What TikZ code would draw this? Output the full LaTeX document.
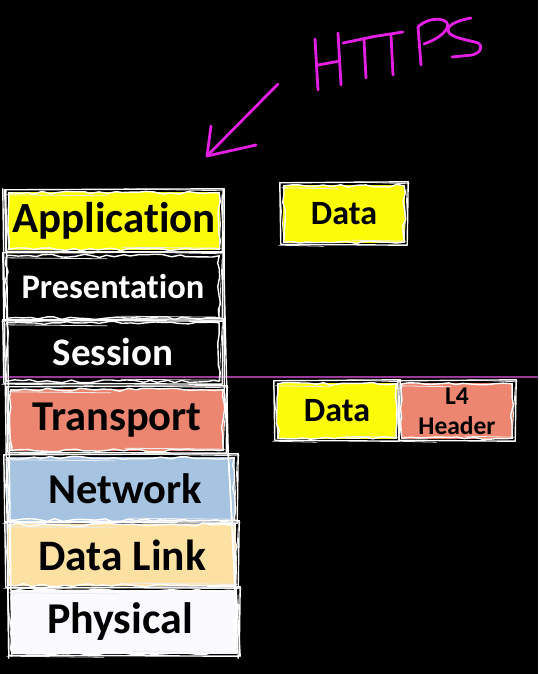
\documentclass[tikz,border=0pt]{standalone}
\usepackage{fontspec}
\setmainfont{Carlito}[Ligatures=NoCommon]
\usetikzlibrary{decorations.pathmorphing}
\definecolor{hl}{HTML}{FCFC08}
\definecolor{tr}{HTML}{EC8670}
\definecolor{nw}{HTML}{A6C3E1}
\definecolor{dl}{HTML}{FDE1A2}
\definecolor{ph}{HTML}{FAFAFF}
\definecolor{pen}{HTML}{E41FE4}
\definecolor{purp}{HTML}{9A3A9A}
\tikzset{
  layer/.style 2 args={draw=none, inner sep=0pt, minimum width=#1, minimum height=#2},
  fs/.style={font=\bfseries\fontsize{#1}{#1}\selectfont},
  sk/.style={draw=white, line width=1.4pt, line join=round, line cap=round},
  skt/.style={draw=white!85!gray, line width=0.8pt, line cap=round},
  skr/.style={sk, decorate, decoration={random steps, segment length=8pt, amplitude=1.6pt}},
  hand/.style={draw=pen, line width=2.8pt, line cap=round, line join=round},
}
\begin{document}
\pgfmathsetseed{11}
\begin{tikzpicture}[x=1pt,y=-1pt]
\fill[black] (0,0) rectangle (538,674);
\useasboundingbox (0,0) rectangle (538,674);

% layers
\node[layer={212}{58}, fill=hl, text=black, fs=43] (app) at (114,221) {Application};
\node[layer={214}{64}, fill=black, text=white, fs=34.5] (pres) at (113,287) {Presentation};
\node[layer={214}{60}, fill=black, text=white, fs=39] (sess) at (113,352) {Session};
\node[layer={214}{62}, fill=tr, text=black, fs=42.5] (trans) at (117,420) {Transport};
\node[layer={228}{64}, fill=nw, text=black, fs=42.5] (net) at (121,489) {\hspace*{8pt}Network};
\node[layer={228}{62}, fill=dl, text=black, fs=43.5] (dl) at (122,555) {Data Link};
\node[layer={226}{64}, fill=ph, text=black, fs=44] (phys) at (124,622) {Physical\hspace*{8pt}};

% packets
\node[layer={122}{58}, fill=hl, text=black, fs=34] (d1) at (344,214) {Data};
\node[layer={120}{56}, fill=hl, text=black, fs=34] (d2) at (337,411) {Data};
\node[layer={112}{56}, fill=tr, text=black, align=center, font=\bfseries\fontsize{25.5}{30}\selectfont] (l4) at (457,411) {L4\\Header};

% purple guide line
\coordinate (gl) at (0,377);
\coordinate (gr) at (538,377);
\draw[purp, line width=1.3pt] (gl) -- (gr);

% sketchy outlines
\foreach \n in {app,pres,sess,trans,net,dl,phys,d1,d2,l4}{
  \draw[sk] ([shift={(-3,-2)}]\n.north west) -- ([shift={(3,-3)}]\n.north east) -- ([shift={(2,2)}]\n.south east) -- ([shift={(-2,1)}]\n.south west) -- cycle;
  \draw[skr] ([shift={(1,1)}]\n.north west) rectangle ([shift={(-1,-1)}]\n.south east);
  \draw[skt] ([shift={(-1,3)}]\n.north west) -- ([shift={(-6,4)}]\n.north) ;
  \draw[skt] ([shift={(10,-3)}]\n.north) -- ([shift={(4,-1)}]\n.north east) ;
  \draw[skt] ([shift={(8,-3)}]\n.south) -- ([shift={(1,-2)}]\n.south east);
  \draw[skt] ([shift={(-4,2)}]\n.south west) -- ([shift={(-20,3)}]\n.south);
  \draw[skt] ([shift={(2,4)}]\n.north east) -- ([shift={(-1,-4)}]\n.south east);
  \draw[skt] ([shift={(-3,5)}]\n.north west) -- ([shift={(1,-3)}]\n.south west);
}
% long column edges
\draw[sk] ([shift={(-5,-3)}]app.north west) -- ([shift={(-2,4)}]phys.south west);
\draw[sk] ([shift={(-2,-2)}]app.north west) -- ([shift={(1,2)}]phys.south west);
\draw[sk] ([shift={(4,-3)}]app.north east) -- ([shift={(0,0)}]trans.north east) -- ([shift={(3,2)}]phys.south east);
\draw[sk] ([shift={(2,3)}]app.north east) -- ([shift={(4,0)}]trans.south east) -- ([shift={(1,4)}]phys.south east);

% HTTPS handwriting
\draw[hand] (315,39) -- (318,90);
\draw[hand] (338,33) -- (341,85);
\draw[hand] (318,65) -- (340,61);
\draw[hand] (343,43) -- (372,37);
\draw[hand] (364,40) -- (366,78);
\draw[hand] (371,37) -- (403,32);
\draw[hand] (391,35) -- (393,75);
\draw[hand] (418,27) -- (421,65);
\draw[hand] (418,27) .. controls (430,15) and (452,18) .. (447,28) .. controls (443,36) and (432,41) .. (424,44);
\draw[hand] (471,18) .. controls (460,20) and (448,24) .. (448,30) .. controls (448,38) and (470,40) .. (478,43) .. controls (484,47) and (480,53) .. (472,55) -- (452,57);

% arrow
\coordinate (atail) at (278,84);
\coordinate (atip) at (207,156);
\draw[hand] (atail) -- (atip);
\draw[hand] (211,126) -- (atip) -- (256,145);
\end{tikzpicture}
\end{document}
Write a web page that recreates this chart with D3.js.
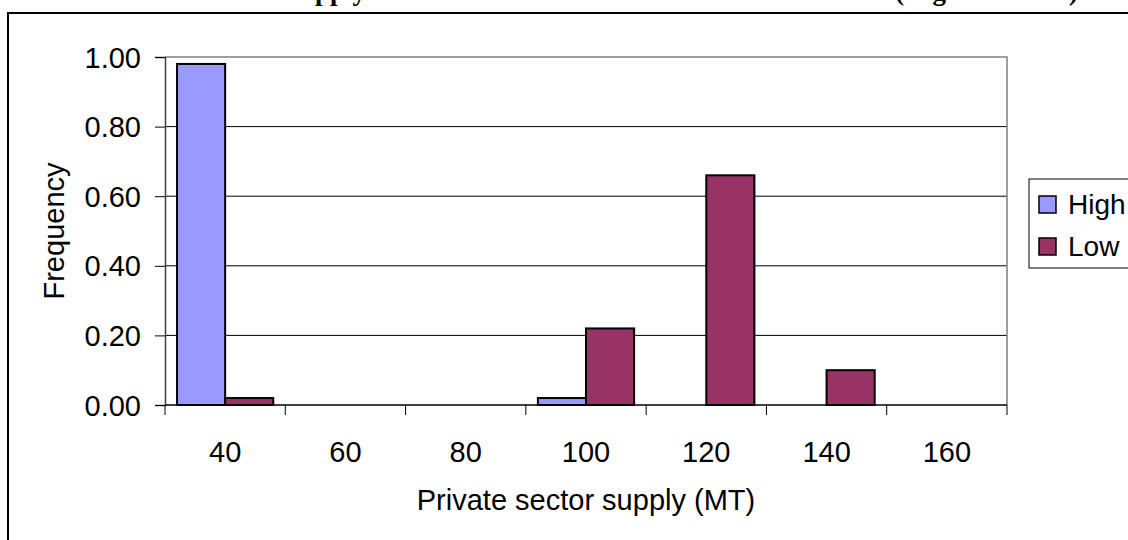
<!DOCTYPE html>
<html>
<head>
<style>
  body { margin: 0; background: #fff; }
  svg { display: block; font-family: "Liberation Sans", Arial, sans-serif; }
  .title { font-family: "Liberation Serif", "Times New Roman", serif; font-weight: bold; font-size: 27px; }
  .tick text { font-size: 29px; fill: #000; }
</style>
</head>
<body>
<script src="https://cdn.jsdelivr.net/npm/d3@7"></script>
<script>
const bins = ["40", "60", "80", "100", "120", "140", "160"];
const seriesNames = ["High", "Low"];
const highValues = [0.98, 0, 0, 0.02, 0, 0, 0];
const lowValues = [0.02, 0, 0, 0.22, 0.66, 0.10, 0];
const yTicks = [0, 0.2, 0.4, 0.6, 0.8, 1.0];
const colors = ["#9999ff", "#993366"];

const width = 1128, height = 540;
const plot = { left: 165, right: 1007, top: 57, bottom: 405 };

const svg = d3.select("body").append("svg")
  .attr("width", width).attr("height", height);

// outer chart frame (runs off the picture on right and bottom)
svg.append("rect")
  .attr("x", 8).attr("y", 13)
  .attr("width", 1200).attr("height", 600)
  .attr("fill", "#fff").attr("stroke", "#000").attr("stroke-width", 2);

// title, clipped by the top edge as in the source
svg.append("text").attr("class", "title")
  .attr("x", 1078).attr("y", 0)
  .attr("text-anchor", "end")
  .text("Private sector supply distribution under both alternative scenarios (High and Low)");

const x0 = d3.scaleBand().domain(bins)
  .range([plot.left, plot.right])
  .paddingInner(0.2).paddingOuter(0.1);
const x1 = d3.scaleBand().domain(seriesNames).range([0, x0.bandwidth()]);
const y = d3.scaleLinear().domain([0, 1]).range([plot.bottom, plot.top]);

// grid lines
svg.append("g").selectAll("line")
  .data(yTicks.filter(d => d > 0 && d < 1))
  .join("line")
  .attr("x1", plot.left).attr("x2", plot.right)
  .attr("y1", d => y(d)).attr("y2", d => y(d))
  .attr("stroke", "#000").attr("stroke-width", 1);

// plot area border top / right
svg.append("path")
  .attr("d", `M${plot.left},${y(1)}H${plot.right}V${plot.bottom}`)
  .attr("fill", "none").attr("stroke", "#808080").attr("stroke-width", 1.5);

// bars
const rows = bins.map((b, i) => ({ bin: b, values: [highValues[i], lowValues[i]] }));
const groups = svg.append("g").selectAll("g")
  .data(rows).join("g")
  .attr("transform", d => `translate(${x0(d.bin)},0)`);
groups.selectAll("rect")
  .data(d => d.values.map((v, j) => ({ name: seriesNames[j], v, j })).filter(e => e.v > 0))
  .join("rect")
  .attr("x", d => x1(d.name))
  .attr("y", d => y(d.v))
  .attr("width", x1.bandwidth())
  .attr("height", d => y(0) - y(d.v))
  .attr("fill", d => colors[d.j])
  .attr("stroke", "#000").attr("stroke-width", 2);

// y axis
const yAxis = svg.append("g")
  .attr("transform", `translate(${plot.left},0)`)
  .call(d3.axisLeft(y).tickValues(yTicks).tickFormat(d3.format(".2f")).tickSize(10).tickPadding(14));
yAxis.select(".domain").attr("stroke", "#404040").attr("stroke-width", 1.5);
yAxis.selectAll(".tick line").attr("stroke", "#000");
yAxis.selectAll(".tick text").attr("dy", "0.35em").style("font-family", "Liberation Sans, Arial, sans-serif");

// x axis: ticks at bin boundaries, labels at centres
const half = x0.step() * x0.paddingInner() / 2;
const bounds = bins.map(b => x0(b) - half).concat([x0(bins[bins.length - 1]) + x0.bandwidth() + half]);
const xAxis = svg.append("g");
xAxis.append("line")
  .attr("x1", plot.left).attr("x2", plot.right)
  .attr("y1", plot.bottom).attr("y2", plot.bottom)
  .attr("stroke", "#000").attr("stroke-width", 1.5);
xAxis.selectAll("line.tk").data(bounds).join("line").attr("class", "tk")
  .attr("x1", d => d).attr("x2", d => d)
  .attr("y1", plot.bottom).attr("y2", plot.bottom + 10)
  .attr("stroke", "#000");
xAxis.selectAll("text").data(bins).join("text")
  .attr("x", d => x0(d) + x0.bandwidth() / 2)
  .attr("y", 462)
  .attr("text-anchor", "middle")
  .style("font-size", "29px")
  .text(d => d);

// axis titles
svg.append("text")
  .attr("x", (plot.left + plot.right) / 2).attr("y", 510)
  .attr("text-anchor", "middle").style("font-size", "29px")
  .text("Private sector supply (MT)");
svg.append("text")
  .attr("transform", `translate(64,${(plot.top + plot.bottom) / 2}) rotate(-90)`)
  .attr("text-anchor", "middle").style("font-size", "29px")
  .text("Frequency");

// legend
const legend = svg.append("g");
legend.append("rect")
  .attr("x", 1029).attr("y", 179).attr("width", 200).attr("height", 89)
  .attr("fill", "#fff").attr("stroke", "#000").attr("stroke-width", 1);
const item = legend.selectAll("g.item").data(seriesNames).join("g").attr("class", "item")
  .attr("transform", (d, i) => `translate(1039,${196 + i * 42})`);
item.append("rect")
  .attr("width", 17).attr("height", 17)
  .attr("fill", (d, i) => colors[i])
  .attr("stroke", "#000").attr("stroke-width", 1.5);
item.append("text")
  .attr("x", 29).attr("y", 18)
  .style("font-size", "28px")
  .text(d => d);
</script>
</body>
</html>
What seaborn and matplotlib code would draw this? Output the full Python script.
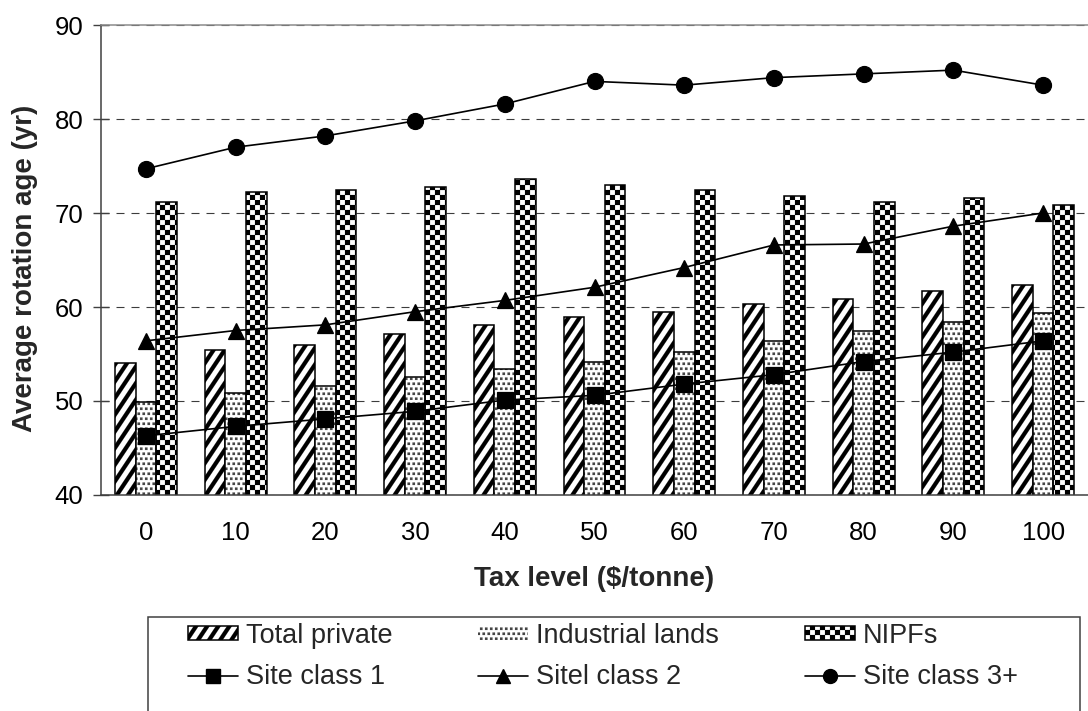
import numpy as np
import pandas as pd
import matplotlib
matplotlib.use('Agg')
import matplotlib.pyplot as plt
import matplotlib.hatch as mhatch
from matplotlib.path import Path
from matplotlib.patches import Rectangle
from matplotlib.lines import Line2D
import seaborn as sns

# values
tax_levels = [0, 10, 20, 30, 40, 50, 60, 70, 80, 90, 100]
total_private = [54.0, 55.4, 56.0, 57.1, 58.1, 58.9, 59.5, 60.3, 60.9, 61.7, 62.3]
industrial_lands = [49.9, 50.9, 51.6, 52.6, 53.4, 54.2, 55.2, 56.4, 57.4, 58.4, 59.4]
nipfs = [71.2, 72.2, 72.4, 72.8, 73.6, 73.0, 72.4, 71.8, 71.2, 71.6, 70.8]
site_class_1 = [46.3, 47.3, 48.1, 48.9, 50.1, 50.6, 51.8, 52.8, 54.2, 55.2, 56.4]
site_class_2 = [56.4, 57.5, 58.1, 59.5, 60.7, 62.1, 64.2, 66.6, 66.7, 68.6, 70.0]
site_class_3 = [74.7, 77.0, 78.2, 79.8, 81.6, 84.0, 83.6, 84.4, 84.8, 85.2, 83.6]

bar_names = ['Total private', 'Industrial lands', 'NIPFs']
line_names = ['Site class 1', 'Sitel class 2', 'Site class 3+']


# Excel-like fill patterns as filled hatch shapes
class FilledHatch(mhatch.HatchPatternBase):
    char = None

    def __init__(self, hatch, density):
        self.polys = self.make_polys() if self.char in hatch else []
        self.num_vertices = 5 * len(self.polys)

    def set_vertices_and_codes(self, vertices, codes):
        for k, poly in enumerate(self.polys):
            vertices[5 * k:5 * k + 4] = poly
            vertices[5 * k + 4] = poly[0]
            codes[5 * k] = Path.MOVETO
            codes[5 * k + 1:5 * k + 4] = Path.LINETO
            codes[5 * k + 4] = Path.CLOSEPOLY


class Stripes(FilledHatch):
    char = '/'

    def make_polys(self):
        n, s = 9, 6 / 9
        t = 0.44 / n
        return [[(k / n, 0), (k / n + t, 0), (k / n + t + s, 1), (k / n + s, 1)]
                for k in range(-8, 10)]


class Dots(FilledHatch):
    char = '.'

    def make_polys(self):
        n = 20
        c = 1 / n
        d = 0.5 * c
        polys = []
        for j in range(n):
            for i in range(n):
                x = (i + 0.5 * (j % 2)) * c
                y = j * c
                polys.append([(x, y), (x + d, y), (x + d, y + d), (x, y + d)])
        return polys


class Checker(FilledHatch):
    char = '*'

    def make_polys(self):
        n = 20
        c = 1 / n
        return [[(i * c, j * c), ((i + 1) * c, j * c), ((i + 1) * c, (j + 1) * c), (i * c, (j + 1) * c)]
                for i in range(n) for j in range(n) if (i + j) % 2 == 0]


mhatch._hatch_types[:] = [Stripes, Dots, Checker]
hatches = ['/', '.', '*']

sns.set_style('white')
plt.rcParams['font.family'] = ['Liberation Sans', 'DejaVu Sans']
plt.rcParams['hatch.linewidth'] = 0.1

bar_df = pd.DataFrame({'tax': tax_levels, bar_names[0]: total_private,
                       bar_names[1]: industrial_lands, bar_names[2]: nipfs})
bar_df = bar_df.melt(id_vars='tax', var_name='group', value_name='age')
line_df = pd.DataFrame({'tax': tax_levels, line_names[0]: site_class_1,
                        line_names[1]: site_class_2, line_names[2]: site_class_3})
line_df = line_df.melt(id_vars='tax', var_name='site', value_name='age')

fig = plt.figure(figsize=(10.88, 7.11), dpi=100)
ax = fig.add_axes([101 / 1088, 1 - 495 / 711, 987 / 1088, 470 / 711])

sns.barplot(data=bar_df, x='tax', y='age', hue='group', hue_order=bar_names,
            palette=['white'] * 3, saturation=1, edgecolor='black', linewidth=1.1,
            width=0.69, errorbar=None, legend=False, ax=ax)
bar_groups = list(ax.containers)

for cont, h in zip(bar_groups, hatches):
    for p in cont:
        p.set_hatch(h)
# dotted bars: grey dots, black outline drawn on top
for p in bar_groups[1]:
    p.set_edgecolor('#454545')
    p.set_linewidth(0)
    ax.add_patch(Rectangle(p.get_xy(), p.get_width(), p.get_height(), fill=False,
                           edgecolor='black', linewidth=1.1, zorder=p.get_zorder()))

sns.pointplot(data=line_df, x='tax', y='age', hue='site', hue_order=line_names,
              palette=['black'] * 3, markers=['s', '^', 'o'], linestyles='-',
              markersize=11.5, linewidth=1.2, errorbar=None, legend=False, ax=ax)

ax.set_ylim(40, 90)
ax.set_yticks(range(40, 91, 10))
ax.set_xlim(-0.5, len(tax_levels) - 0.5)
ax.set_xticks(range(len(tax_levels)))
ax.set_xticklabels([str(t) for t in tax_levels])
ax.set_xticks(np.arange(-0.5, len(tax_levels), 1), minor=True)

ax.yaxis.grid(True, color='#3c3c3c', linewidth=0.8, linestyle=(0, (7.2, 6.3)))
ax.xaxis.grid(False)
ax.set_axisbelow(True)

ax.tick_params(axis='x', which='major', length=0, pad=19, labelsize=18.5, labelcolor='black')
ax.tick_params(axis='x', which='minor', direction='inout', length=11.5, width=1, color='#404040')
ax.tick_params(axis='y', direction='inout', length=11.5, width=1, color='#404040',
               pad=7, labelsize=18.5, labelcolor='black', left=True)

for side in ['left', 'bottom']:
    ax.spines[side].set_color('#404040')
    ax.spines[side].set_linewidth(1.1)
ax.spines['top'].set_color('#8c8c8c')
ax.spines['top'].set_linewidth(1.1)
ax.spines['right'].set_visible(False)

ax.set_xlabel('Tax level ($/tonne)', fontsize=20, fontweight='bold')
ax.set_ylabel('Average rotation age (yr)', fontsize=20, fontweight='bold')
ax.xaxis.set_label_coords(0.5, -0.152)
ax.yaxis.set_label_coords(-0.064, 0.483)

# legend: three bar patterns on top row, three site lines below
bar_handles = [Rectangle((0, 0), 1, 1, facecolor='white', edgecolor='black', linewidth=1.1, hatch='/'),
               Rectangle((0, 0), 1, 1, facecolor='white', edgecolor='#454545', linewidth=0, hatch='.'),
               Rectangle((0, 0), 1, 1, facecolor='white', edgecolor='black', linewidth=1.1, hatch='*')]
line_handles = [Line2D([], [], color='black', linewidth=1.2, marker=m, markersize=10)
                for m in ['s', '^', 'o']]
handles, labels = [], []
for bh, bn, lh, ln in zip(bar_handles, bar_names, line_handles, line_names):
    handles += [bh, lh]
    labels += [bn, ln]

fig.legend(handles, labels, ncol=3, loc='upper left',
           bbox_to_anchor=(188 / 1088, 0.0, 830 / 1088, 1 - 623 / 711),
           mode='expand', frameon=False, borderaxespad=0, borderpad=0,
           fontsize=19.5, handlelength=1.85, handleheight=0.4, handletextpad=0.3,
           labelspacing=0.55)
fig.add_artist(Rectangle((148 / 1088, -0.02), 932 / 1088, 0.02 + 1 - 617 / 711,
                         transform=fig.transFigure, fill=False,
                         edgecolor='#404040', linewidth=1.1))

fig.savefig('out.png', dpi=100)
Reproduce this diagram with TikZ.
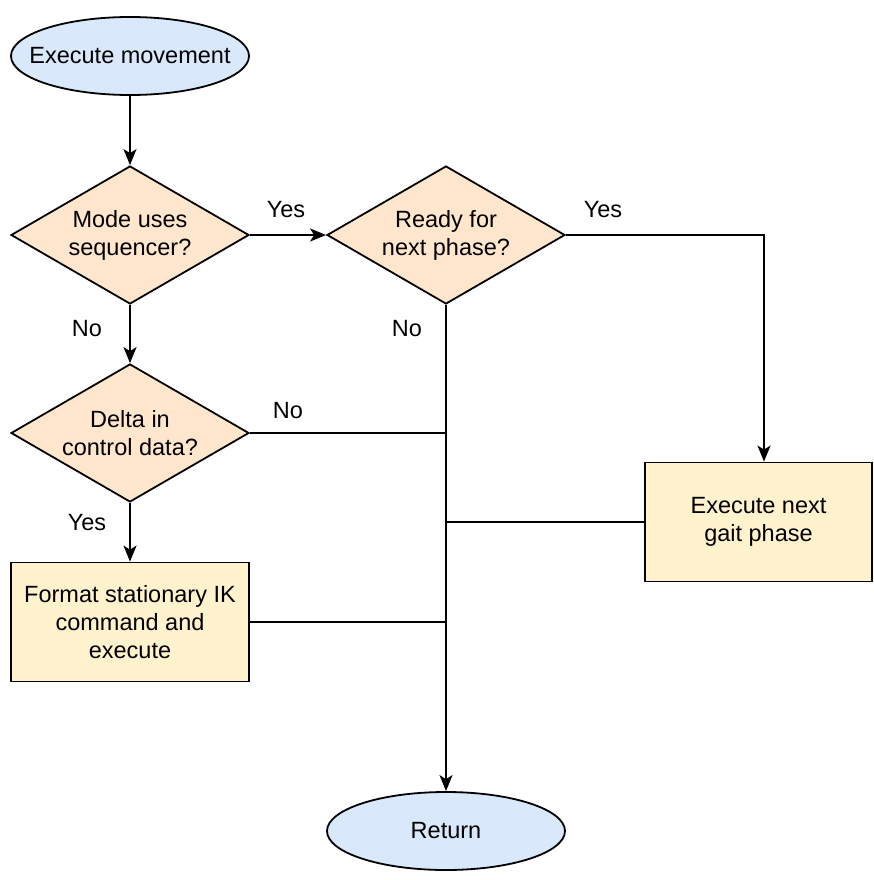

==*==

STATED EXERCISE:
Above are the records. Print exactly the lines from the one containing "What seaborn and" to the one containing "line_names = ['Site", both included, and nothing else; pictures are excluded.

CORRECT RESPONSE:
What seaborn and matplotlib code would draw this? Output the full Python script.
import numpy as np
import pandas as pd
import matplotlib
matplotlib.use('Agg')
import matplotlib.pyplot as plt
import matplotlib.hatch as mhatch
from matplotlib.path import Path
from matplotlib.patches import Rectangle
from matplotlib.lines import Line2D
import seaborn as sns

# values
tax_levels = [0, 10, 20, 30, 40, 50, 60, 70, 80, 90, 100]
total_private = [54.0, 55.4, 56.0, 57.1, 58.1, 58.9, 59.5, 60.3, 60.9, 61.7, 62.3]
industrial_lands = [49.9, 50.9, 51.6, 52.6, 53.4, 54.2, 55.2, 56.4, 57.4, 58.4, 59.4]
nipfs = [71.2, 72.2, 72.4, 72.8, 73.6, 73.0, 72.4, 71.8, 71.2, 71.6, 70.8]
site_class_1 = [46.3, 47.3, 48.1, 48.9, 50.1, 50.6, 51.8, 52.8, 54.2, 55.2, 56.4]
site_class_2 = [56.4, 57.5, 58.1, 59.5, 60.7, 62.1, 64.2, 66.6, 66.7, 68.6, 70.0]
site_class_3 = [74.7, 77.0, 78.2, 79.8, 81.6, 84.0, 83.6, 84.4, 84.8, 85.2, 83.6]

bar_names = ['Total private', 'Industrial lands', 'NIPFs']
line_names = ['Site class 1', 'Sitel class 2', 'Site class 3+']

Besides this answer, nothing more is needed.